Meet the Indian MP battling to overturn anti-gay laws
Shashi Tharoor said today that he will continue to fight bigotry after his bill to decriminalise gay sex failed.
Back in December, Tharoor – National Congress Party MP – introduced a private member’s bill which would have overturned Section 377 of India’s Penal Code making gay sex illegal.
The bill, which makes gay sex punishable with up to 10 years in jail, was opposed by members of Modi’s right-wing Hindu nationalist Bharatiya Janata Party (BJP).
The MP said the 153-year-old law “violates the fundamental rights” of gay and bisexual people living in India.
Speaking in an interview, Tharoor said: “They opposed my bill at its very introduction stage which is very, very unusual. Normally opposition comes at the discussion stage, you don’t prevent a bill being introduced by a private member, it’s uncollegial if nothing else.”

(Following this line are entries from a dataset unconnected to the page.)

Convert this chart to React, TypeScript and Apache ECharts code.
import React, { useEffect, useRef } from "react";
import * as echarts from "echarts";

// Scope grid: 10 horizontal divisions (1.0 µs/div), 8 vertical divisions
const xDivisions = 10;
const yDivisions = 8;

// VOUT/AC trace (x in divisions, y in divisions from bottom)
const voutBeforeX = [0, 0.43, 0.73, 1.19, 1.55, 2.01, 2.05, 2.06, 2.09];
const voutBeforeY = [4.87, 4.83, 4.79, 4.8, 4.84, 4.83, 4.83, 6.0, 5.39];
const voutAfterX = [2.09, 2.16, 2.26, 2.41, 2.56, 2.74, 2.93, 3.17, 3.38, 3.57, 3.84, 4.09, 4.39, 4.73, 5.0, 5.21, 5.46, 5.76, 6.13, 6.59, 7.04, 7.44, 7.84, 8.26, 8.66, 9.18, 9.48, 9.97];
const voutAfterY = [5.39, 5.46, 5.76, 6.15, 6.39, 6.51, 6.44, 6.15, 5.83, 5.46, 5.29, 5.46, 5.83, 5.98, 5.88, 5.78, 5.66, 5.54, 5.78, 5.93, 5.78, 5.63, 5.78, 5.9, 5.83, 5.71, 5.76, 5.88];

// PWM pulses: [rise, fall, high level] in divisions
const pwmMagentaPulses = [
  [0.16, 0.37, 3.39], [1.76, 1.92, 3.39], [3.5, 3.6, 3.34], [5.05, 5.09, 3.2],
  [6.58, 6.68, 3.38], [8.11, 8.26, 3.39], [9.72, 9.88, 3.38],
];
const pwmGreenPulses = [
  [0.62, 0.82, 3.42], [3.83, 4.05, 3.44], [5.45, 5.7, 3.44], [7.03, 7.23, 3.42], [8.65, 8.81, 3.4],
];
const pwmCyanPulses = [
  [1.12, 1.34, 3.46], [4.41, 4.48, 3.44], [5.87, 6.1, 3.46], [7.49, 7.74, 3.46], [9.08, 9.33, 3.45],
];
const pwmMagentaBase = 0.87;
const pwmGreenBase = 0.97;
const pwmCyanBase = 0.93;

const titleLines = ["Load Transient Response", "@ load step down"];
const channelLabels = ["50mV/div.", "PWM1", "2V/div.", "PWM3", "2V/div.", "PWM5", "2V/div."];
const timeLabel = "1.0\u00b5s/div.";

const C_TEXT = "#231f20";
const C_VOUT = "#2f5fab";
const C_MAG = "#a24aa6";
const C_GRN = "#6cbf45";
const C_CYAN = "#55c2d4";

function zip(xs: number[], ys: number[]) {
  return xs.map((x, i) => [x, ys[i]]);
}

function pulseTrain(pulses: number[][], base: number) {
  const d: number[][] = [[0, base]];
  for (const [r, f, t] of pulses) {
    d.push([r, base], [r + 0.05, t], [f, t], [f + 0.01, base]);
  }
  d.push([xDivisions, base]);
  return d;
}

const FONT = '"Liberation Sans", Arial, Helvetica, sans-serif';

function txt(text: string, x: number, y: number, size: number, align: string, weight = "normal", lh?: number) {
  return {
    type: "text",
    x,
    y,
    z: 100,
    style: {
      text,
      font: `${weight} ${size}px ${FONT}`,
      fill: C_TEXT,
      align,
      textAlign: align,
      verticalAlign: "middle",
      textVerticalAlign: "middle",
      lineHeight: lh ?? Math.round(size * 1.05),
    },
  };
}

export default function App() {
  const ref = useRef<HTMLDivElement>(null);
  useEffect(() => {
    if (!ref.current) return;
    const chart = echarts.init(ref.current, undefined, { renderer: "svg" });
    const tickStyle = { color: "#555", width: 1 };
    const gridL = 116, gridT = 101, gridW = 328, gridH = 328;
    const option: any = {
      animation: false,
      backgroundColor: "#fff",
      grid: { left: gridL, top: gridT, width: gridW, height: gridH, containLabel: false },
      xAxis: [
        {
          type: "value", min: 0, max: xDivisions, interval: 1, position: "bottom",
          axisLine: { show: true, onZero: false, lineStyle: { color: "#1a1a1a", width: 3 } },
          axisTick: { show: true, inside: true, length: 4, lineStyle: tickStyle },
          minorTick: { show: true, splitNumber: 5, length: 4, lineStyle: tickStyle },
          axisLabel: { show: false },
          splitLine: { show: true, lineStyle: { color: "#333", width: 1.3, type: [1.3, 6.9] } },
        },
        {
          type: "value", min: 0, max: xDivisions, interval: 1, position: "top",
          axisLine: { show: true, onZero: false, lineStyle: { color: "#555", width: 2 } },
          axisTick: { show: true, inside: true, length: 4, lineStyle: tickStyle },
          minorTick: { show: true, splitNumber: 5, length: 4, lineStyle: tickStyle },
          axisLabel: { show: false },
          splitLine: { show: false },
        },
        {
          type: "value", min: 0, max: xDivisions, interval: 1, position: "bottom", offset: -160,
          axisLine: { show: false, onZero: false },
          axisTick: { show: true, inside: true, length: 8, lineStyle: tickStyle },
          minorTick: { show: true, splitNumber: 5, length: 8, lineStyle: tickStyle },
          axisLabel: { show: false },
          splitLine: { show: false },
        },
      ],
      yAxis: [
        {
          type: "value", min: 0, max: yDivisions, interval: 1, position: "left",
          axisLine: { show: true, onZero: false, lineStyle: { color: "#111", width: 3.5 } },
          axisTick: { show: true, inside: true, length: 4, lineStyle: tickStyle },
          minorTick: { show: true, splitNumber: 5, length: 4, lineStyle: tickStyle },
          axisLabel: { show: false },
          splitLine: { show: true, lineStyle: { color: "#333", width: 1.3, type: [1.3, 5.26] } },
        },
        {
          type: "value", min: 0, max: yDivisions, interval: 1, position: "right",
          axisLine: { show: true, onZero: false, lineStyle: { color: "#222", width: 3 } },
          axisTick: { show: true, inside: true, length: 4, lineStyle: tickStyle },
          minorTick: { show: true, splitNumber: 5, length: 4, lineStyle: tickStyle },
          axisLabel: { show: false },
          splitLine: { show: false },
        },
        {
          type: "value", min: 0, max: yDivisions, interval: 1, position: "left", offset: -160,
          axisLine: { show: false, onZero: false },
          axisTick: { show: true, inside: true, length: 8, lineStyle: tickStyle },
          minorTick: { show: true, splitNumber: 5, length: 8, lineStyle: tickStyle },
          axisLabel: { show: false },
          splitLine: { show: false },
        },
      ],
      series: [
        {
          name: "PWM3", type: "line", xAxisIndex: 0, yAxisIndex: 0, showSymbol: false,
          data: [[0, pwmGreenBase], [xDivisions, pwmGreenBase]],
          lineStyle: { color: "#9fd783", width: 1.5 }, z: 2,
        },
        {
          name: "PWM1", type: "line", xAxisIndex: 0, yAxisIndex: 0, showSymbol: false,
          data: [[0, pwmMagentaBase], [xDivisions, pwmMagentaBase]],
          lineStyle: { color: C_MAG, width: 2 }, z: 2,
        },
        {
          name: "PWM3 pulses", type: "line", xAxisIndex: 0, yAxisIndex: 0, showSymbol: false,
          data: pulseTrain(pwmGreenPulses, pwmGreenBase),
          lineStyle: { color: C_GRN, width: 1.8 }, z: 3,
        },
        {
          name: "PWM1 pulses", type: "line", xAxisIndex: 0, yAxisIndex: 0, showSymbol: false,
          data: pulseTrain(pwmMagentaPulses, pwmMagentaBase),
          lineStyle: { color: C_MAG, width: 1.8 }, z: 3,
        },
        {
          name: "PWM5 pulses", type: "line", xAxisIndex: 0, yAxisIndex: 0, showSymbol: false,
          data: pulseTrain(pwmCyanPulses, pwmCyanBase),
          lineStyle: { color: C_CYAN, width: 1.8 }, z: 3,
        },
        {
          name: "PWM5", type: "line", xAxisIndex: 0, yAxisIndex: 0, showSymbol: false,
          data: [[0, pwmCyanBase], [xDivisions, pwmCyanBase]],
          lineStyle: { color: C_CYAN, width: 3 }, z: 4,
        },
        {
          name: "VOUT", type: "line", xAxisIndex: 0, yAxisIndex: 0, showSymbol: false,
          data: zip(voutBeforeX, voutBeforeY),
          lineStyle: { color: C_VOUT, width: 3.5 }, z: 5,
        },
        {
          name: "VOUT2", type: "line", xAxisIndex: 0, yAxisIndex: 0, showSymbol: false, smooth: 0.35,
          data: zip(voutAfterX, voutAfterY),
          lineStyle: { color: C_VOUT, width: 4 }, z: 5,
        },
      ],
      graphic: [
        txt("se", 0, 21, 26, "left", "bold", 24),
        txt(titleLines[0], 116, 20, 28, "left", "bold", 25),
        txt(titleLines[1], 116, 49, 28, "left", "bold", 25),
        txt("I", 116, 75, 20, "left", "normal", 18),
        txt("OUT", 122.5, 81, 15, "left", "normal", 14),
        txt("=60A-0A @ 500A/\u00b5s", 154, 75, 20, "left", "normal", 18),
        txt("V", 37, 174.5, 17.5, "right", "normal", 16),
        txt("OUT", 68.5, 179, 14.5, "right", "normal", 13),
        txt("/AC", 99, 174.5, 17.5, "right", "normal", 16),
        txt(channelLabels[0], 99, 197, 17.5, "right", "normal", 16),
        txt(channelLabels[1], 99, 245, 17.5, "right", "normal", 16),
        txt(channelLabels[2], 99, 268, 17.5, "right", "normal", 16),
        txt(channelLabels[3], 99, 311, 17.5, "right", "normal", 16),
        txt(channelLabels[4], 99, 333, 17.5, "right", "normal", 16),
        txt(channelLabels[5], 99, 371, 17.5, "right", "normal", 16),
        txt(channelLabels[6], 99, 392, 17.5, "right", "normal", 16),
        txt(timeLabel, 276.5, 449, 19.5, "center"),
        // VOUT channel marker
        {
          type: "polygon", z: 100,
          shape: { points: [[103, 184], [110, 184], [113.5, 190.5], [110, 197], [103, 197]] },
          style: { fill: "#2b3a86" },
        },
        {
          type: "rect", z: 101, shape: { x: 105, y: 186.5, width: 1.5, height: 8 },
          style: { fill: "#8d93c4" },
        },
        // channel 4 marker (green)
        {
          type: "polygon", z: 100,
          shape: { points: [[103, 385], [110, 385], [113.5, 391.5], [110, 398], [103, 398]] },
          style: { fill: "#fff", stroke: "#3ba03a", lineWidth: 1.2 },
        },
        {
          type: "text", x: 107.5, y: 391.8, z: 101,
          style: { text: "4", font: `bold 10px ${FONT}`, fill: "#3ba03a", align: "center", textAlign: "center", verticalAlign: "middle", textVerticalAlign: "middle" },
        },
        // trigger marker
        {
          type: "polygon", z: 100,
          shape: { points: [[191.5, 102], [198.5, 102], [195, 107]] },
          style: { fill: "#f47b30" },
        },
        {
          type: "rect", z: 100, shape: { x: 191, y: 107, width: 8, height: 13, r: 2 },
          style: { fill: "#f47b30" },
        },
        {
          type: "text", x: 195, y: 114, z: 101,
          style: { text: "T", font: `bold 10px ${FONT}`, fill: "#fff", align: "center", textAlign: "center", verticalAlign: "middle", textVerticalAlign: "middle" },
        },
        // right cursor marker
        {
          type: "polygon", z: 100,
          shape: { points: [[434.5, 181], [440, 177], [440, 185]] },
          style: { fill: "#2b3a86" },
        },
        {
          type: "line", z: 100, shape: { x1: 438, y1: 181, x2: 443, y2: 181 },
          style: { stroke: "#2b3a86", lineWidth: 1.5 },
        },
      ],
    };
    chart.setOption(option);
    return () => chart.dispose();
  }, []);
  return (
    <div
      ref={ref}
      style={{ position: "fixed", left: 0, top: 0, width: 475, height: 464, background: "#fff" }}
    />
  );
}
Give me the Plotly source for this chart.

Earlier this month, Tharoor assured: “The Indian government is reluctant to amend the law. My Private Member’s Bill was recently defeated in Parliament, but I’m not giving up.”
Activists have been lobbying Indian MPs and battling to remove Section 377, the country’s colonial-era anti-gay law.
Hopes were raised in 2009, when the country’s sodomy law was thrown out, until homosexuality was re-criminalised in 2013, when Section 377 of the country’s Penal Code was reinstated by the Supreme Court.
Indian society sees homosexuality as taboo, and same-sex relationships are widely regarded as illegitimate.